On Thursday, the European Central Bank released its most recent monetary policy statement. What does it say about the ECB’s stance and what does it imply for the gold market?

It was a hot weekend for central banking. On Wednesday, the FOMC hiked interest rates and presented fresh economic projections. We will come back to this event on Monday, but today we will analyze yesterday’s ECB meeting.

Contrary to the Fed, the ECB kept its monetary policy unchanged. But similarly to the U.S. central bank, it substantially upgraded its outlook for real GDP growth. For example, the central bank sees a 2.3 percent jump next year, up sharply from the previous estimate of 1.8 percent. Indeed, Draghi’s introductory remarks sounded rather hawkish:

The incoming information, including our new staff projections, indicates a strong pace of economic expansion and a significant improvement in the growth outlook. The strong cyclical momentum and the significant reduction of economic slack give grounds for greater confidence that inflation will converge towards our inflation aim.

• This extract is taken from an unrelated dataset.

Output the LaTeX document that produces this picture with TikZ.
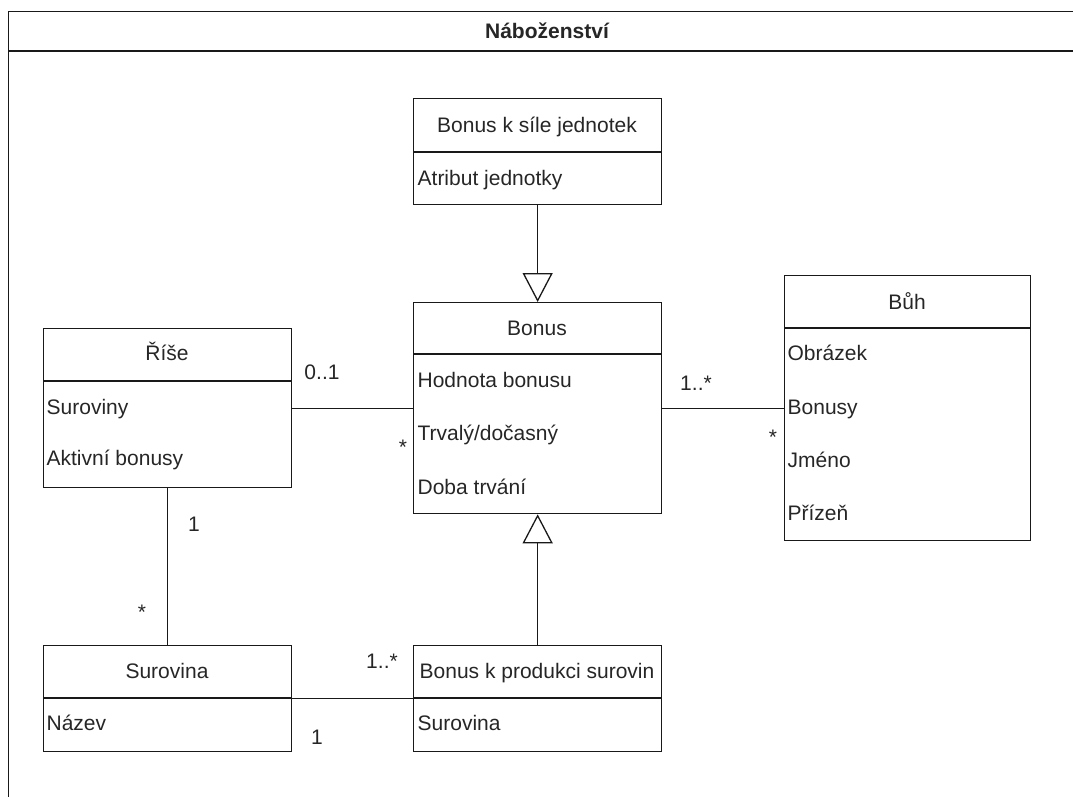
\documentclass[tikz,border=0pt]{standalone}
\usepackage{fontspec}
\setmainfont{Liberation Sans}
\usetikzlibrary{arrows.meta}
\begin{document}
\begin{tikzpicture}[x=1pt,y=-1pt,
  line width=1.3pt,
  classbox/.style={draw=black!90, rectangle, inner sep=0pt, anchor=north west},
  txt/.style={font=\fontsize{21}{25}\selectfont, text=black!85, inner sep=0pt, anchor=base},
  attr/.style={txt, anchor=base west},
  mult/.style={txt},
  assoc/.style={draw=black!90},
  gen/.style={draw=black!90, -{Triangle[open, length=29pt, width=30pt, line width=1.3pt]}}
]
\useasboundingbox (0,0) rectangle (1073,796);
\clip (0,0) rectangle (1073,796);

% package frame with its heading bar
\node[classbox, minimum width=1100pt, minimum height=820pt] (pkg) at (8,10.5) {};
\draw[black!90] (pkg.west |- 0,51) -- (pkg.east |- 0,51);
\node[txt, font=\fontsize{21}{25}\selectfont\bfseries] (pkg-t) at (547,38.5) {Náboženství};

% classes
\node[classbox, minimum width=248pt, minimum height=106pt] (sila) at (413,98) {};
\draw[black!90] (sila.west |- 0,152) -- (sila.east |- 0,152);
\node[txt] (sila-t) at (537,132.5) {Bonus k síle jednotek};
\node[attr] (sila-a1) at (417,185.5) {Atribut jednotky};

\node[classbox, minimum width=248pt, minimum height=211pt] (bonus) at (413,302) {};
\draw[black!90] (bonus.west |- 0,354) -- (bonus.east |- 0,354);
\node[txt] (bonus-t) at (537,335) {Bonus};
\node[attr] (bonus-a1) at (417,387.5) {Hodnota bonusu};
\node[attr] (bonus-a2) at (417,440.5) {Trvalý/dočasný};
\node[attr] (bonus-a3) at (417,494.5) {Doba trvání};

\node[classbox, minimum width=248pt, minimum height=159pt] (rise) at (43,328) {};
\draw[black!90] (rise.west |- 0,381) -- (rise.east |- 0,381);
\node[txt] (rise-t) at (167,360) {Říše};
\node[attr] (rise-a1) at (46,414.5) {Suroviny};
\node[attr] (rise-a2) at (46,465.5) {Aktivní bonusy};

\node[classbox, minimum width=246pt, minimum height=265pt] (buh) at (784,275) {};
\draw[black!90] (buh.west |- 0,328) -- (buh.east |- 0,328);
\node[txt] (buh-t) at (907,309) {Bůh};
\node[attr] (buh-a1) at (787,360.5) {Obrázek};
\node[attr] (buh-a2) at (787,414.5) {Bonusy};
\node[attr] (buh-a3) at (787,467.5) {Jméno};
\node[attr] (buh-a4) at (787,520.5) {Přízeň};

\node[classbox, minimum width=248pt, minimum height=106pt] (surovina) at (43,645) {};
\draw[black!90] (surovina.west |- 0,698) -- (surovina.east |- 0,698);
\node[txt] (surovina-t) at (167,678.5) {Surovina};
\node[attr] (surovina-a1) at (46,730.5) {Název};

\node[classbox, minimum width=248pt, minimum height=106pt] (produkce) at (413,645) {};
\draw[black!90] (produkce.west |- 0,698) -- (produkce.east |- 0,698);
\node[txt] (produkce-t) at (537,678.5) {Bonus k produkci surovin};
\node[attr] (produkce-a1) at (417,730.5) {Surovina};

% generalizations
\draw[gen] (sila) -- (bonus);
\draw[gen] (produkce) -- (bonus);

% associations
\draw[assoc] (rise) -- (bonus);
\draw[assoc] (bonus) -- (buh);
\draw[assoc] (rise) -- (surovina);
\draw[assoc] (surovina) -- (produkce);

% multiplicities
\node[mult] (m1) at (322,379.5) {0..1};
\node[mult] (m2) at (403,454) {*};
\node[mult] (m3) at (696,390.5) {1..*};
\node[mult] (m4) at (773,444) {*};
\node[mult] (m5) at (194,531.5) {1};
\node[mult] (m6) at (142,619) {*};
\node[mult] (m7) at (382,668.5) {1..*};
\node[mult] (m8) at (317,744.5) {1};
\end{tikzpicture}
\end{document}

The solid momentum in Eurozone growth should be bullish for the euro and, thus, for gold, as these currencies are positively correlated. However, the ECB remained more conservative on inflation projections. Inflation is expected to rise 1.4 percent in 2018, up from the previous estimate of 1.2 percent. But it is projected to reach only 1.7 percent in 2020, which would not be close enough to the ECB’s target. As Draghi explained:

Domestic price pressures remain muted overall and have yet to show convincing signs of a sustained upward trend. An ample degree of monetary stimulus therefore remains necessary for underlying inflation pressures to continue to build up and support headline inflation developments over the medium term.

What does it mean for the ECB’s stance and the gold market? Well, on one hand, with an accelerating economy and rising inflation, “deflation risks have disappeared”, so the ECB could adopt a more hawkish stance. But on the other hand, the ECB hinted that there was no hurry to end its monthly bond-purchase program, even as it was more optimistic about economic growth in the Eurozone. During the press conference, Draghi pointed out that the ECB’s mandate was not growth, not employment, but price stability. Hence, with subdued inflation, “it’s quite early before we talk about changing our monetary policy support.”